La Vigie d’Arcachon rend un hommage appuyé à l’action du maire dont elle se fait régulièrement l’écho, contrairement à son concurrent L’Avenir d’Arcachon, très critique. Elle souligne le bien-fondé de ses achats en gros de pommes de terre, ayant permis une revente aux particuliers à « des prix au-dessous de la taxe », ou le fait que les farines « n’ont jamais fait défaut à Arcachon », et ce depuis 1914. En effet, depuis lors se réunit autour de lui « tous les samedis à 17h » le « Comité local d’alimentation ». À Bordeaux, il fait également partie, depuis le début de la guerre, de la commission permanente girondine de répartition des farines. C’est l’embryon du système que l’État reprend ensuite à son compte, tant au niveau national qu’au niveau déconcentré des préfectures (comités départementaux de ravitaillement). La carte individuelle d’alimentation incarne ces trois niveaux de centralisation administrative : la municipalité fait remonter les besoins des administrés via des « feuilles de déclaration » et leur distribue les cartes éditées par le ministère du Ravitaillement général (créé en avril 1917) qu’elle valide ; le préfet joue le rôle intermédiaire de courroie de transmission et d’organisme de contrôle.
Les journaux sont sollicités pour faire la « propagande » de l’action gouvernementale. Après la mise en place en février 1917 par le gouvernement Édouard Herriot d’une carte familiale de pain et de sucre, la loi du 10 février 1918 remplace cette dernière par un dispositif plus complet portant sur les personnes, entré en vigueur à partir d’avril. Une circulaire du 21 mars 1918 enjoint à la presse de « fixer dans l’esprit du public la raison d’être et le mécanisme du régime nouveau de la consommation». C’est ce que fait La Vigie d’Arcachon, précisant que c’est « un moyen pratique de participer à la répartition des denrées contingentées ». Surtout, c’est une oeuvre de « justice », il est « équitable de réserver certaines quantités » « aux familles les moins fortunées ». En effet, ces dernières ne pourraient pas se les procurer au prix fort. Le but est « de mettre un frein aux menées d’accaparement et de spéculation », vocabulaire déjà utilisé lors de la Révolution française. Les commerçants se sentent particulièrements visés, pour leurs éventuels « profits illégitimes » et « manœuvres frauduleuses », punis par la loi. Avec une ironique flatterie, le journal s’efforce de faire appel à leur « patriotisme », leur « bonne foi » et « leur dévouement », alors même que certains d’entre eux s’étaient plaints auprès de L’Avenir d’Arcachon de la vente des pommes de terre à prix coûtant par le maire. Agents d’une économie privée libérale, ils devront dorénavant se faire « les auxiliaires indispensables des services publics ».
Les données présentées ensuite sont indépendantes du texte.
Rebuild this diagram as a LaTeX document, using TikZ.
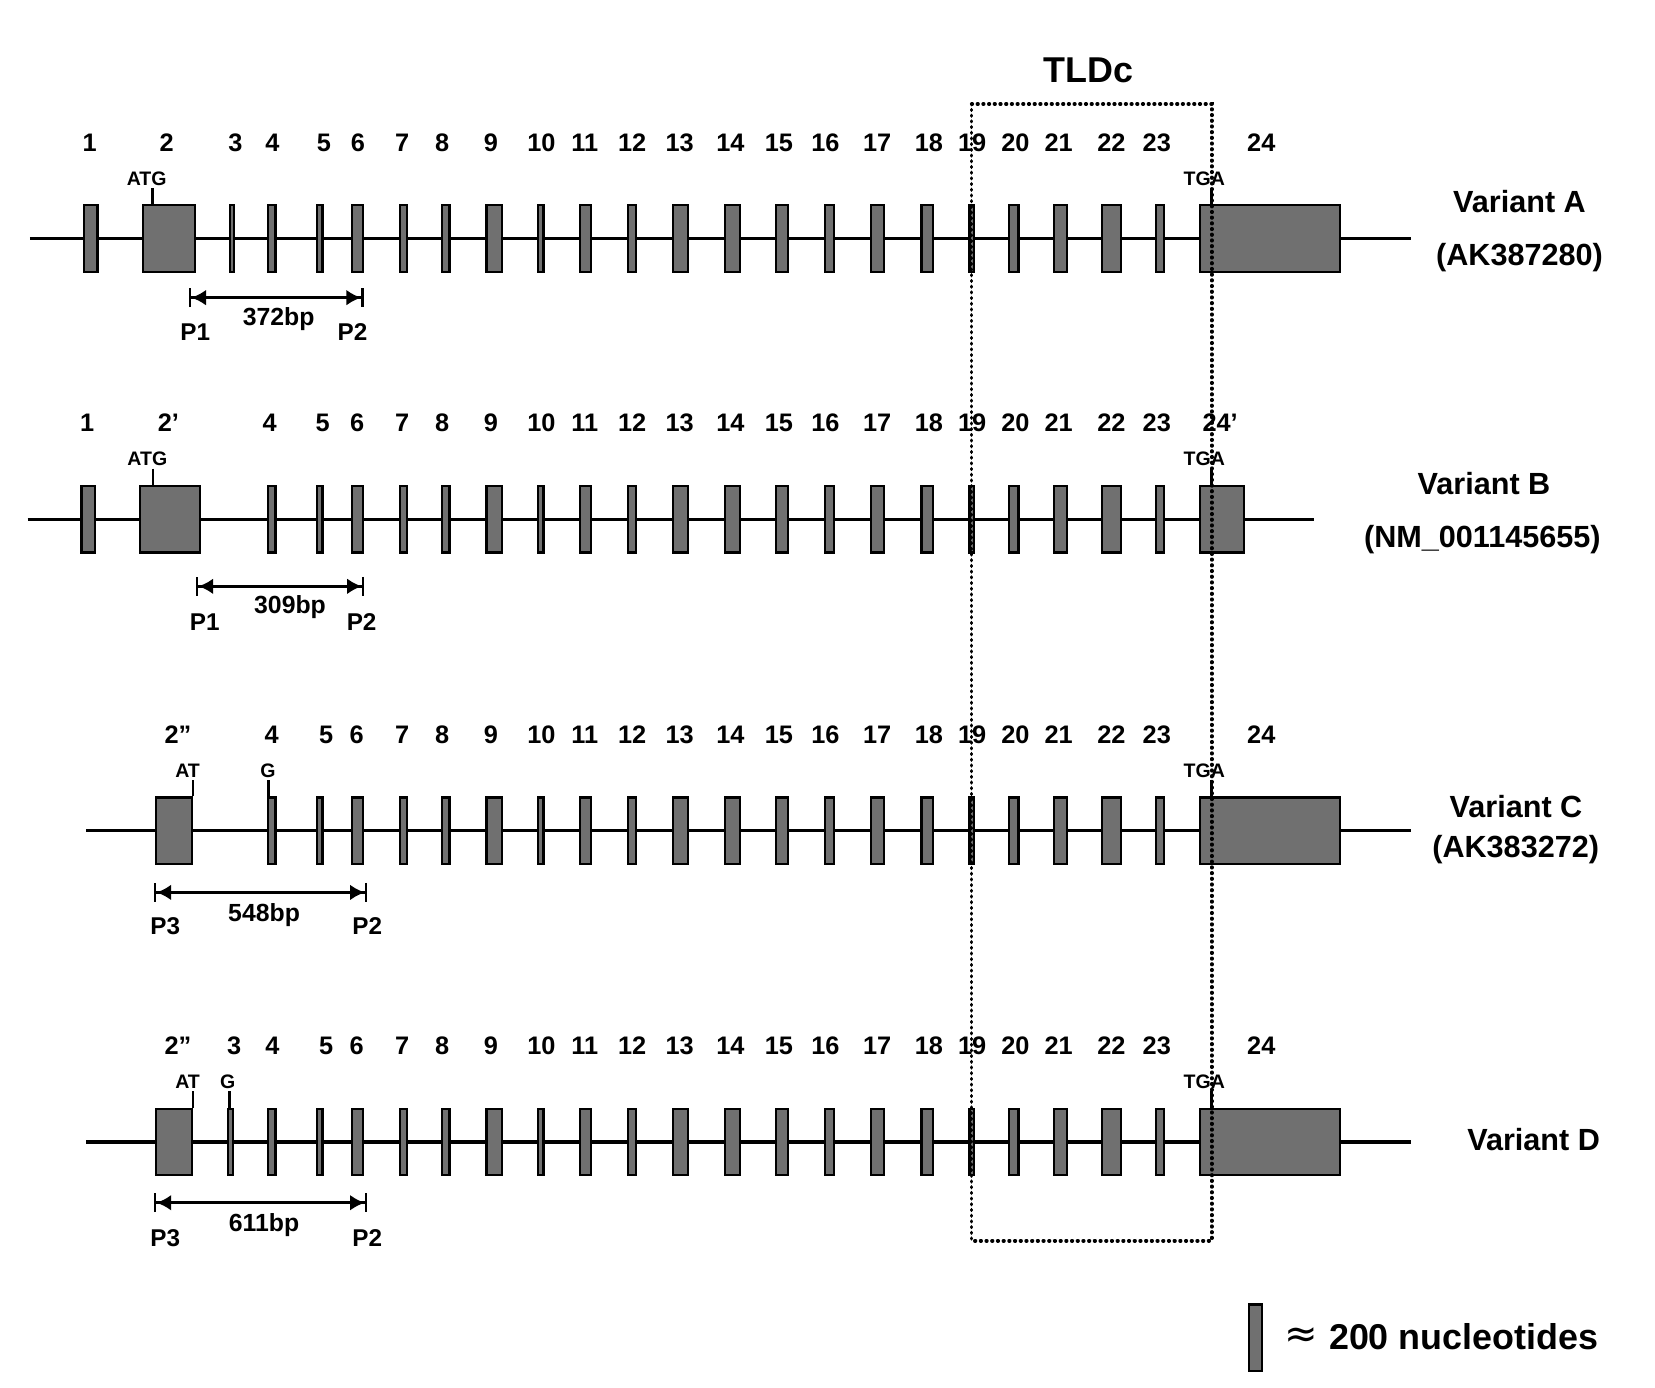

Le début de l’éditorial de La Vigie est consacré aux « explications » fournies aux lecteurs afin de faciliter leur usage de la carte. Les consommateurs sont classés en cinq catégories suivant leur âge et la pénibilité physique de leur travail : E pour « enfant » de moins de 3 ans, J pour « jeune » (enfant), A pour « adulte » à partir de 13 ans (pas d’adolescence à l’époque !), T pour « travailleur » adulte « se livrant à des travaux de force », V pour « vieux » (plus de 60 ans). À la fin de 1918, une nouvelle catégorie sera définie pour les travailleurs agricoles : C comme « cultivateur », et la limite d’âge des adultes sera repoussée à 70 ans, prenant en compte le travail des personnes âgées. La lettre est affichée en majuscule sur le dessus de la carte de chaque titulaire, comme on le voit pour le « J » de l’enfant de 7 ans, réfugié belge à Arcachon logé à la villa Minerve, 4 allée Bouillaud.
Les catégories permettent de définir les rations allouées à chacun pour un mois, la carte étant valable six mois, la première comportant donc des coupons d’avril à septembre 1918. Ainsi le journal donne-t-il l’exemple des 100g, ration journalière de pain d’un titulaire de carte « E », matérialisée par un ticket (3 kg par mois de trente jours), par opposition aux 400g du travailleur de force (12 kg par mois, à raison de 120 tickets par mois, en échange du coupon n°1). Les rations ont d’ailleurs diminué, puisque 700g étaient dévolus à ce dernier en 1917 ; elles remonteront logiquement en novembre 1918, à 500g dans ce cas. La carte sert également pour le sucre, par l’utilisation d’un coupon mensuel n°2 : là, ce sont les enfants et les vieux qui sont favorisés, à raison de 750g, les autres catégories se contentant de 500g. Les coupons n°3 sont utilisés pour la saccharine, substitut du sucre, avec des quantités fixées par le préfet. Nous constatons qu’à Arcachon des coupons spécifiques servaient aussi pour le charbon et pour le pétrole, leur valeur variait en fonction des approvisionnements.